From: Ghannam, Yazen
Date: Tue Mar 27 2018 - 12:00:06 EST


> -----Original Message-----
> From: linux-edac-owner@xxxxxxxxxxxxxxx <linux-edac-
> owner@xxxxxxxxxxxxxxx> On Behalf Of Ghannam, Yazen
> Sent: Tuesday, March 27, 2018 10:02 AM
> To: Borislav Petkov <bp@xxxxxxxxx>
> Cc: linux-edac@xxxxxxxxxxxxxxx; linux-kernel@xxxxxxxxxxxxxxx;
> tony.luck@xxxxxxxxx; x86@xxxxxxxxxx
> Subject: RE: [PATCH 1/2] Revert "x86/mce/AMD: Collect error info even if
> valid bits are not set"
>
> > -----Original Message-----
> > From: Borislav Petkov <bp@xxxxxxxxx>
> > Sent: Monday, March 26, 2018 4:08 PM
> > To: Ghannam, Yazen <Yazen.Ghannam@xxxxxxx>
> > Cc: linux-edac@xxxxxxxxxxxxxxx; linux-kernel@xxxxxxxxxxxxxxx;
> > tony.luck@xxxxxxxxx; x86@xxxxxxxxxx
> > Subject: Re: [PATCH 1/2] Revert "x86/mce/AMD: Collect error info even if
> > valid bits are not set"
> >
> > On Mon, Mar 26, 2018 at 07:58:51PM +0000, Ghannam, Yazen wrote:
> > > So at a minimum, we should always save and report as much as we can.
> >
> > Only on Zen or all AMD families?
> >
>
> I'll confirm with the HW folks. I understand it as a change in philosophy
> rather than a change in hardware.
>

So this recommendation could apply to all families, but it's okay if we just
apply this behavior to SMCA systems.
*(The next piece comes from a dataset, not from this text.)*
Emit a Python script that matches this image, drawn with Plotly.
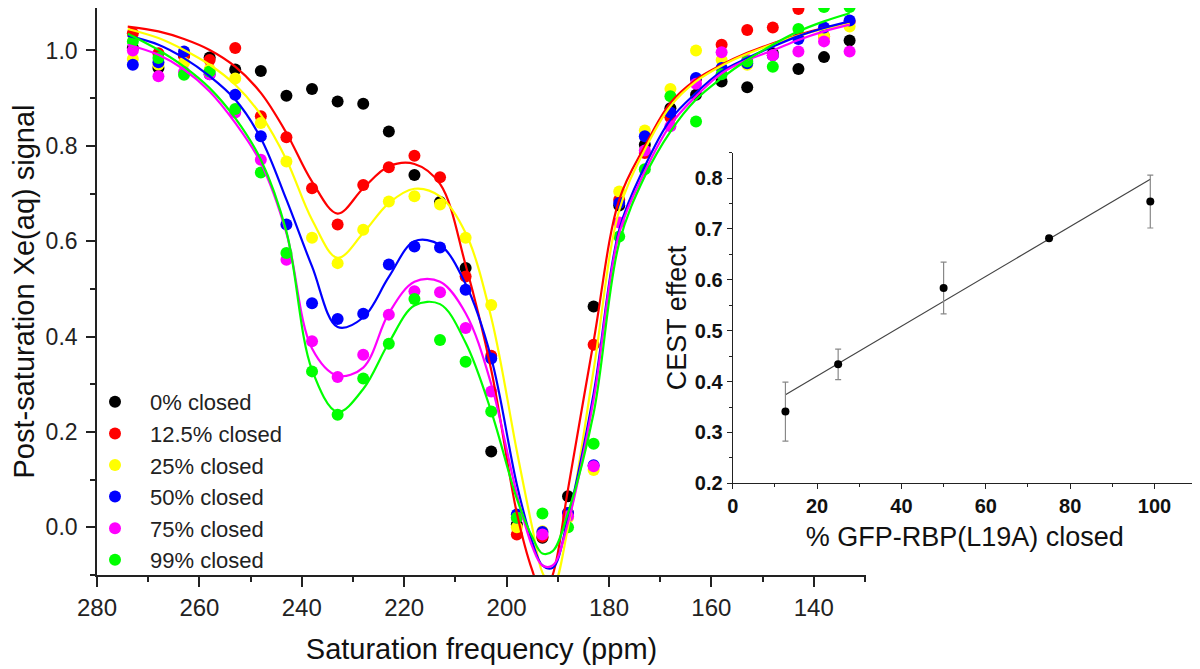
import plotly.graph_objects as go

# ---------------- main panel data ----------------
ppm = [273, 268, 263, 258, 253, 248, 243, 238, 233, 228,
       223, 218, 213, 208, 203, 198, 193, 188, 183, 178,
       173, 168, 163, 158, 153, 148, 143, 138, 133]

sig_0 = [1.005, 0.963, 0.989, 0.985, 0.960, 0.957, 0.905, 0.919, 0.893, 0.888,
         0.830, 0.739, 0.682, 0.544, 0.159, 0.006, -0.022, 0.065, 0.463, 0.675,
         0.802, 0.879, 0.907, 0.935, 0.923, 0.994, 0.961, 0.986, 1.021]
sig_12 = [1.036, 0.994, 0.990, 0.980, 1.005, 0.862, 0.818, 0.711, 0.635, 0.718,
          0.755, 0.779, 0.734, 0.526, 0.360, -0.015, -0.020, 0.030, 0.383, 0.687,
          0.785, 0.860, 0.940, 1.012, 1.043, 1.048, 1.087, 1.030, 1.060]
sig_25 = [0.982, 0.970, 0.974, 0.960, 0.941, 0.848, 0.767, 0.607, 0.554, 0.624,
          0.683, 0.694, 0.677, 0.607, 0.466, 0.000, -0.008, 0.020, 0.120, 0.704,
          0.832, 0.919, 1.000, 0.980, 0.970, 0.990, 1.030, 1.030, 1.050]
sig_50 = [0.970, 0.975, 0.998, 0.950, 0.907, 0.820, 0.635, 0.470, 0.437, 0.448,
          0.551, 0.589, 0.587, 0.498, 0.354, 0.027, -0.010, 0.030, 0.130, 0.680,
          0.820, 0.870, 0.942, 0.963, 0.973, 0.990, 1.024, 1.048, 1.063]
sig_75 = [1.000, 0.946, 0.955, 0.950, 0.870, 0.771, 0.561, 0.390, 0.315, 0.362,
          0.446, 0.495, 0.493, 0.418, 0.285, 0.020, -0.015, 0.023, 0.128, 0.639,
          0.790, 0.841, 0.930, 0.996, 0.980, 0.990, 0.998, 1.019, 0.998]
sig_99 = [1.019, 0.984, 0.949, 0.956, 0.877, 0.744, 0.575, 0.327, 0.236, 0.312,
          0.385, 0.479, 0.393, 0.347, 0.243, 0.020, 0.029, 0.000, 0.175, 0.610,
          0.751, 0.904, 0.851, 0.950, 0.977, 0.966, 1.045, 1.091, 1.091]

# fitted curves
fit_ppm = [274, 268, 263, 258, 253, 248, 243, 238, 233, 228,
           223, 218, 213, 208, 203, 198, 195, 193, 191, 188,
           183, 178, 173, 168, 163, 158, 153, 148, 143, 138, 133]
fit_12 = [1.050, 1.040, 1.024, 1.001, 0.966, 0.911, 0.827, 0.725, 0.658, 0.711,
          0.757, 0.762, 0.720, 0.550, 0.330, 0.030, -0.090, -0.140, -0.100, 0.080,
          0.390, 0.687, 0.799, 0.890, 0.939, 0.970, 0.995, 1.015, 1.033, 1.047, 1.057]
fit_25 = [1.045, 1.026, 1.001, 0.970, 0.928, 0.865, 0.771, 0.645, 0.565, 0.617,
          0.680, 0.710, 0.694, 0.617, 0.440, 0.160, 0.000, -0.095, -0.125, 0.000,
          0.330, 0.665, 0.792, 0.883, 0.935, 0.968, 0.993, 1.013, 1.031, 1.045, 1.056]
fit_50 = [1.031, 1.012, 0.984, 0.946, 0.897, 0.816, 0.687, 0.547, 0.420, 0.440,
          0.525, 0.600, 0.592, 0.510, 0.355, 0.090, -0.030, -0.080, -0.085, 0.020,
          0.280, 0.624, 0.757, 0.855, 0.911, 0.956, 0.984, 1.008, 1.030, 1.047, 1.061]
fit_75 = [1.012, 0.991, 0.960, 0.914, 0.848, 0.764, 0.617, 0.375, 0.318, 0.335,
          0.449, 0.515, 0.515, 0.449, 0.300, 0.070, -0.040, -0.080, -0.080, 0.010,
          0.268, 0.617, 0.746, 0.844, 0.904, 0.952, 0.980, 1.000, 1.022, 1.040, 1.054]
fit_99 = [1.035, 1.001, 0.966, 0.921, 0.858, 0.771, 0.620, 0.330, 0.242, 0.290,
          0.387, 0.465, 0.468, 0.387, 0.243, 0.060, -0.020, -0.055, -0.050, 0.030,
          0.239, 0.597, 0.736, 0.830, 0.897, 0.942, 0.980, 1.012, 1.040, 1.061, 1.078]

series_names = ["0% closed", "12.5% closed", "25% closed",
                "50% closed", "75% closed", "99% closed"]
series_colors = ["#000000", "#ff0000", "#ffff00", "#0000ff", "#ff00ff", "#00ff00"]

# ---------------- inset data ----------------
pct_closed = [12.5, 25, 50, 75, 99]
cest_effect = [0.341, 0.434, 0.584, 0.682, 0.754]
cest_err = [0.058, 0.030, 0.051, 0.004, 0.052]
line_x = [12.5, 99]
line_y = [0.374, 0.798]

FONT = "Arial, 'Liberation Sans', sans-serif"

# the page body adds an 8 px offset; the figure is sized to fill the rest
W, H, OFF = 1192, 661, 8


def px(xs):
    return (xs - OFF) / W


def py(ys):
    return 1 - (ys - OFF) / H


fig = go.Figure()

signals = [sig_0, sig_12, sig_25, sig_50, sig_75, sig_99]
fits = [None, fit_12, fit_25, fit_50, fit_75, fit_99]

for name, col, sig in zip(series_names, series_colors, signals):
    fig.add_trace(go.Scatter(
        x=ppm, y=sig, mode="markers", name=name,
        marker=dict(color=col, size=12, line=dict(width=0)),
        xaxis="x", yaxis="y"))

for name, col, fit in zip(series_names, series_colors, fits):
    if fit is None:
        continue
    fig.add_trace(go.Scatter(
        x=fit_ppm, y=fit, mode="lines", showlegend=False,
        line=dict(color=col, width=2.2, shape="spline", smoothing=1.0),
        hoverinfo="skip", xaxis="x", yaxis="y"))

# inset
fig.add_trace(go.Scatter(
    x=line_x, y=line_y, mode="lines", showlegend=False,
    line=dict(color="#444444", width=1.2), xaxis="x2", yaxis="y2"))
fig.add_trace(go.Scatter(
    x=pct_closed, y=cest_effect, mode="markers", showlegend=False,
    marker=dict(color="black", size=8),
    error_y=dict(type="data", array=cest_err, color="#888888", thickness=1.2, width=3),
    xaxis="x2", yaxis="y2"))

axis_common = dict(showline=True, linecolor="#222222", showgrid=False, zeroline=False,
                   ticks="outside", tickcolor="#222222", automargin=False)

fig.update_layout(
    width=W, height=H,
    margin=dict(l=0, r=0, t=0, b=0, autoexpand=False),
    paper_bgcolor="white", plot_bgcolor="rgba(0,0,0,0)",
    font=dict(family=FONT, color="#222222"),
    showlegend=True,
    legend=dict(x=px(80), y=py(381), xanchor="left", yanchor="top",
                bgcolor="rgba(0,0,0,0)", borderwidth=0,
                font=dict(size=22, family=FONT, color="#222222"),
                itemwidth=60, tracegroupgap=0),
    xaxis=dict(domain=[px(97), px(866)], range=[280, 129.8],
               tickvals=[280, 260, 240, 220, 200, 180, 160, 140],
               ticklen=10, tickwidth=1.6, linewidth=1.6,
               minor=dict(dtick=10, tick0=0, ticklen=5, tickwidth=1.6, ticks="outside",
                          tickcolor="#222222"),
               tickfont=dict(size=24, family=FONT, color="#222222"),
               title=dict(text="Saturation frequency (ppm)",
                          font=dict(size=29, family=FONT, color="#111111"), standoff=19),
               anchor="y", **axis_common),
    yaxis=dict(domain=[py(575), 1.0], range=[-0.1, 1.089],
               tickvals=[0.0, 0.2, 0.4, 0.6, 0.8, 1.0], tickformat=".1f",
               ticklen=9, tickwidth=1.6, linewidth=1.6, ticklabelstandoff=4,
               minor=dict(dtick=0.1, tick0=0, ticklen=5, tickwidth=1.6, ticks="outside",
                          tickcolor="#222222"),
               tickfont=dict(size=23, family=FONT, color="#222222"),
               title=dict(text="Post-saturation Xe(aq) signal",
                          font=dict(size=29, family=FONT, color="#111111"), standoff=10),
               anchor="x", **axis_common),
    xaxis2=dict(domain=[px(732.7), px(1196.7)], range=[0, 110],
                tickvals=[0, 20, 40, 60, 80, 100],
                ticklen=5, tickwidth=1.2, linewidth=1.2,
                minor=dict(dtick=10, tick0=0, ticklen=3, tickwidth=1.2, ticks="outside",
                           tickcolor="#222222"),
                tickfont=dict(size=20, family=FONT, color="#111111", weight="bold"),
                title=dict(text="% GFP-RBP(L19A) closed",
                           font=dict(size=27, family=FONT, color="#111111"), standoff=10),
                anchor="y2", **axis_common),
    yaxis2=dict(domain=[py(483.3), py(152.7)], range=[0.2, 0.85],
                tickvals=[0.2, 0.3, 0.4, 0.5, 0.6, 0.7, 0.8], tickformat=".1f",
                ticklen=5, tickwidth=1.2, linewidth=1.2,
                minor=dict(dtick=0.05, tick0=0, ticklen=3, tickwidth=1.2, ticks="outside",
                           tickcolor="#222222"),
                tickfont=dict(size=20, family=FONT, color="#111111", weight="bold"),
                title=dict(text="CEST effect",
                           font=dict(size=27, family=FONT, color="#111111"), standoff=0),
                anchor="x2", **axis_common),
)

fig.write_html("out.html")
That way we don't need to worry
about changing things on legacy systems.

I'll write a new patch that abstracts the register reads and applies the
different behaviors.

In any case, this patch should be reverted since faking the valid bits will
cause the downstream code in the notifier blocks to process errors they
shouldn't.

Thanks,
Yazen